I am delighted to say, despite the bad weather still continuing, the journey home was the usual length of time. Given the police had told people to stay away from the city, I suspect many did not turn up for work yesterday.
[Thanks to Lori for the picture.]
Following on from my earlier post about the winter weather we are experiencing, here’s an update from the Times of Israel:
Rain brings trains, cars to a halt
Stormy weather floods tracks; rescue crews remove vehicles from deep puddles
Flooded tracks brought train traffic between Tel Aviv and Haifa to a halt for a few hours on Sunday, as stuck automobiles caused traffic jams in many places across the country.
The weekend’s heavy rainfall caused flooding on the tracks near Netanya, forcing Israel Railways to stop trains from using the major northbound route.
The rail authority worked hard to pump the water out, enabling trains to return to work. Some delays were still expected, the rail company said, adding the station in Herzeliya was still closed.
Large puddles and overflowing drainage systems caused major traffic jams throughout the country. Vehicles stuck in Netanya, Herzeliya and Bat Yam forced the closure of some streets, and rescue crews towed the cars to dry land.
Some people had to be rescued from their cars as they were stranded in meter-deep waters.
The Israel Meteorological Service on Sunday forecast that, over the coming five days, the weather system would cause precipitation equal to the average rainfall for the entire month of January.
Weatherman Uri Batz said the storm was unusually intense — even for the height of winter.
I can feel your sympathy oozing over the internet…
This is for friends and family who complain bitterly, regularly, and justifiably about the weather in the UK. We do get bad weather in Israel too, you know.

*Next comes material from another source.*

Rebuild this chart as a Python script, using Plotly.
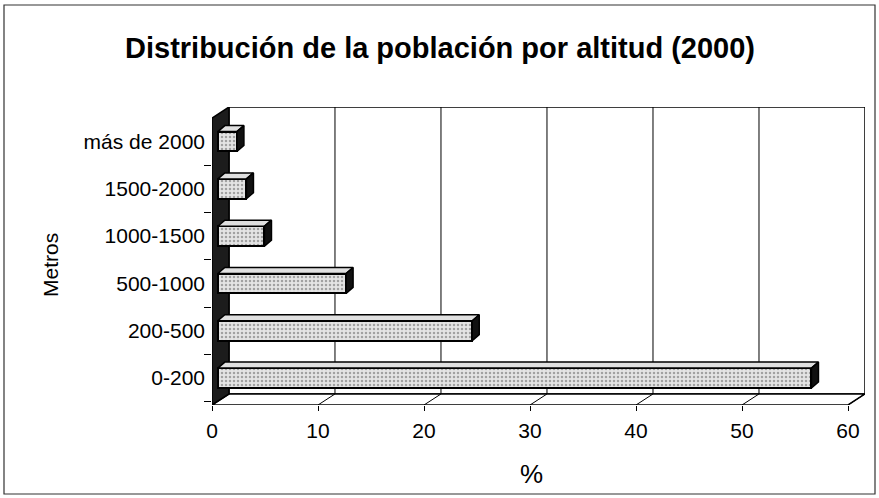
import plotly.graph_objects as go

# ---------------- data ----------------
categories = ["0-200", "200-500", "500-1000", "1000-1500", "1500-2000", "más de 2000"]
values = [56.0, 24.0, 12.1, 4.4, 2.7, 1.8]
x_ticks = [0, 10, 20, 30, 40, 50, 60]

title_text = "Distribución de la población por altitud (2000)"
x_title = "%"
y_title = "Metros"

# ---------------- geometry of the pseudo-3D frame ----------------
W, H = 879, 498
X_MAX = 60
DX = 1.6      # depth offset (x units)
DY = 0.233    # depth offset (y units)
Y0, Y1 = -0.57, 5.73
BAR_BASE = 0.55          # front face of bars sits a little into the depth
BAR_W = 0.42             # bar height (category units)
BDX, BDY = 0.66, 0.127   # bar depth
FONT = "Liberation Sans, Arial, sans-serif"

pos = list(range(len(categories)))

fig = go.Figure()

# front faces of the bars (dotted fill)
fig.add_trace(go.Bar(
    x=values, y=pos, base=BAR_BASE, orientation="h", width=BAR_W,
    marker=dict(
        color="#e6e6e6",
        line=dict(color="black", width=2),
        pattern=dict(shape=".", fgcolor="#5e5e5e", bgcolor="#e4e4e4", size=4, solidity=0.3),
    ),
    hoverinfo="skip", showlegend=False,
))

# top and side faces of bars
top_x, top_y, side_x, side_y = [], [], [], []
for p, v in zip(pos, values):
    yt = p + BAR_W / 2
    yb = p - BAR_W / 2
    xe = BAR_BASE + v
    top_x += [BAR_BASE, xe, xe + BDX, BAR_BASE + BDX, BAR_BASE, None]
    top_y += [yt, yt, yt + BDY, yt + BDY, yt, None]
    side_x += [xe, xe, xe + BDX, xe + BDX, xe, None]
    side_y += [yb, yt, yt + BDY, yb + BDY, yb, None]

fig.add_trace(go.Scatter(x=top_x, y=top_y, mode="lines", fill="toself",
                         fillcolor="#e0e0e0", line=dict(color="black", width=1.5),
                         hoverinfo="skip", showlegend=False))
fig.add_trace(go.Scatter(x=side_x, y=side_y, mode="lines", fill="toself",
                         fillcolor="#111111", line=dict(color="black", width=1.5),
                         hoverinfo="skip", showlegend=False))

shapes = []
# back wall
shapes.append(dict(type="rect", xref="x", yref="y", x0=DX, x1=X_MAX + DX, y0=Y0 + DY, y1=Y1,
                   line=dict(color="black", width=1.5), fillcolor="white", layer="below"))
# gridlines on back wall
for k in x_ticks[1:-1]:
    shapes.append(dict(type="line", xref="x", yref="y", x0=k + DX, x1=k + DX, y0=Y0 + DY, y1=Y1,
                       line=dict(color="black", width=1), layer="below"))
# floor
shapes.append(dict(type="path", xref="x", yref="y",
                   path=f"M 0,{Y0} L {X_MAX},{Y0} L {X_MAX + DX},{Y0 + DY} L {DX},{Y0 + DY} Z",
                   line=dict(color="black", width=1.5), fillcolor="white", layer="below"))
for k in x_ticks[1:]:
    shapes.append(dict(type="line", xref="x", yref="y", x0=k, x1=k + DX, y0=Y0, y1=Y0 + DY,
                       line=dict(color="black", width=1), layer="below"))
# left wall (dark)
shapes.append(dict(type="path", xref="x", yref="y",
                   path=f"M 0,{Y0} L {DX},{Y0 + DY} L {DX},{Y1} L 0,{Y1 - DY} Z",
                   line=dict(color="black", width=1.5), fillcolor="#1c1c1c", layer="below"))

# outer frame of the chart (paper coords)
L, R, T, B = 212, 14, 107, 93
pw, ph = W - L - R, H - T - B
def px2paper_x(px):
    return (px - L) / pw
def px2paper_y(py):
    return (H - B - py) / ph
shapes.append(dict(type="rect", xref="paper", yref="paper",
                   x0=px2paper_x(4), x1=px2paper_x(875), y0=px2paper_y(494), y1=px2paper_y(5),
                   line=dict(color="#333333", width=1.2), fillcolor="rgba(0,0,0,0)", layer="below"))

annotations = [
    dict(text=f"<b>{title_text}</b>", xref="paper", yref="paper",
         x=px2paper_x(440), y=px2paper_y(48), xanchor="center", yanchor="middle",
         showarrow=False, font=dict(family=FONT, size=29, color="black")),
    dict(text=x_title, xref="paper", yref="paper",
         x=px2paper_x(531), y=px2paper_y(474), xanchor="center", yanchor="middle",
         showarrow=False, font=dict(family=FONT, size=26, color="black")),
    dict(text=y_title, xref="paper", yref="paper", textangle=-90,
         x=px2paper_x(50), y=px2paper_y(265), xanchor="center", yanchor="middle",
         showarrow=False, font=dict(family=FONT, size=21, color="black")),
]

fig.update_layout(
    width=W, height=H,
    margin=dict(l=L, r=R, t=T, b=B),
    paper_bgcolor="white", plot_bgcolor="white",
    shapes=shapes, annotations=annotations,
    bargap=0,
    font=dict(family=FONT, color="black"),
    xaxis=dict(range=[0, X_MAX + DX], tickvals=x_ticks, ticktext=[str(t) for t in x_ticks],
               ticks="outside", ticklen=5, tickcolor="black", showgrid=False, zeroline=False,
               showline=False, tickfont=dict(size=21, family=FONT, color="black"),
               ticklabelstandoff=2, fixedrange=True),
    yaxis=dict(range=[Y0, Y1], tickvals=pos, ticktext=categories, ticks="",
               showgrid=False, zeroline=False, showline=False,
               tickfont=dict(size=21, family=FONT, color="black"), ticklabelstandoff=6,
               minor=dict(tickvals=[p + 0.5 for p in pos[:-1]] + [-0.5],
                          ticks="outside", ticklen=7, tickcolor="black", tickwidth=1),
               fixedrange=True),
)

fig.write_html("out.html", config={"displayModeBar": False},
               post_script="document.body.style.margin='0';")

This is from the Jerusalem Post today:
Heavy rain fell from the North to the Negev overnight Saturday, with the stormy winter weather expected to continue on Sunday and throughout the week.
Forecasters expect the coming week to be one of the rainiest in recent memory with some 100 millimeters of rain expected in central Israel and as much as 250mm. expected to fall in the North.
Mount Hermon is also expected to see continued snowfall throughout the week. Melting snow from Mount Hermon and the Golan will add some 30 centimeters to Lake Kinneret, according to forecasts.The Israel Meteorological Service said that snow could fall in Jerusalem as well on Wednesday.
Authorities warned the public to prepare for winds up to 100 km/h on Sunday evening, especially in coastal areas. The[y] advised tying down or taking inside garden items that could be swept up in the wind.
The Israel Electric Company instructed the public to keep heating thermostats at 18 degrees Celsius to prevent causing power surges and electrical outages.
And if you truly want to feel sorry for us, we have had a a couple of nights of disturbed sleep due to the heavy thunder. See? It’s not all blue skies and warm weather!
A good week to one and all.
After a few days of pleasant and dry weather, I woke up this morning to the sound of rainfall. That heavy shower was accompanied by a couple more outbursts during the day, and there may be more on the way. Given the water situation here, this is good news.
But poor Britain – which does not, typically, have a water shortage – is suffering with real winter weather.
Sister-in-law Sarah sent me the picture above, showing her parents’ back garden, deep in suburbia in London. Beautiful to look at, great to visit, but not so nice to live through. I hope better weather turns up soon there.
As a follow up to my own post on the weather Israel is experiencing, I have just read a lovely post by Treppenwitz about the rain in Israel. His perspective is spot on. (This is not a surprise, as in the time I have been following his blog, I have often found myself nodding in agreement with his views.) If you don’t have his site on your favorites, you should.
It’s January 31st and, so far, this has been the wettest winter in Israel for a long time. In Glasgow, some people moaned about the (seemingly) perpetual grey skies and wet weather. In Israel, they welcome the rain for the relief it brings to local water supplies. Quite a contrast. Fortunately, I can enjoy the rain – I love walking, cycling and playing football in the rain, but only two of the three options are available to me now – while it’s here, knowing that warm (or very hot) weather is on its way. Then people will complain about the heat… Aren’t we funny?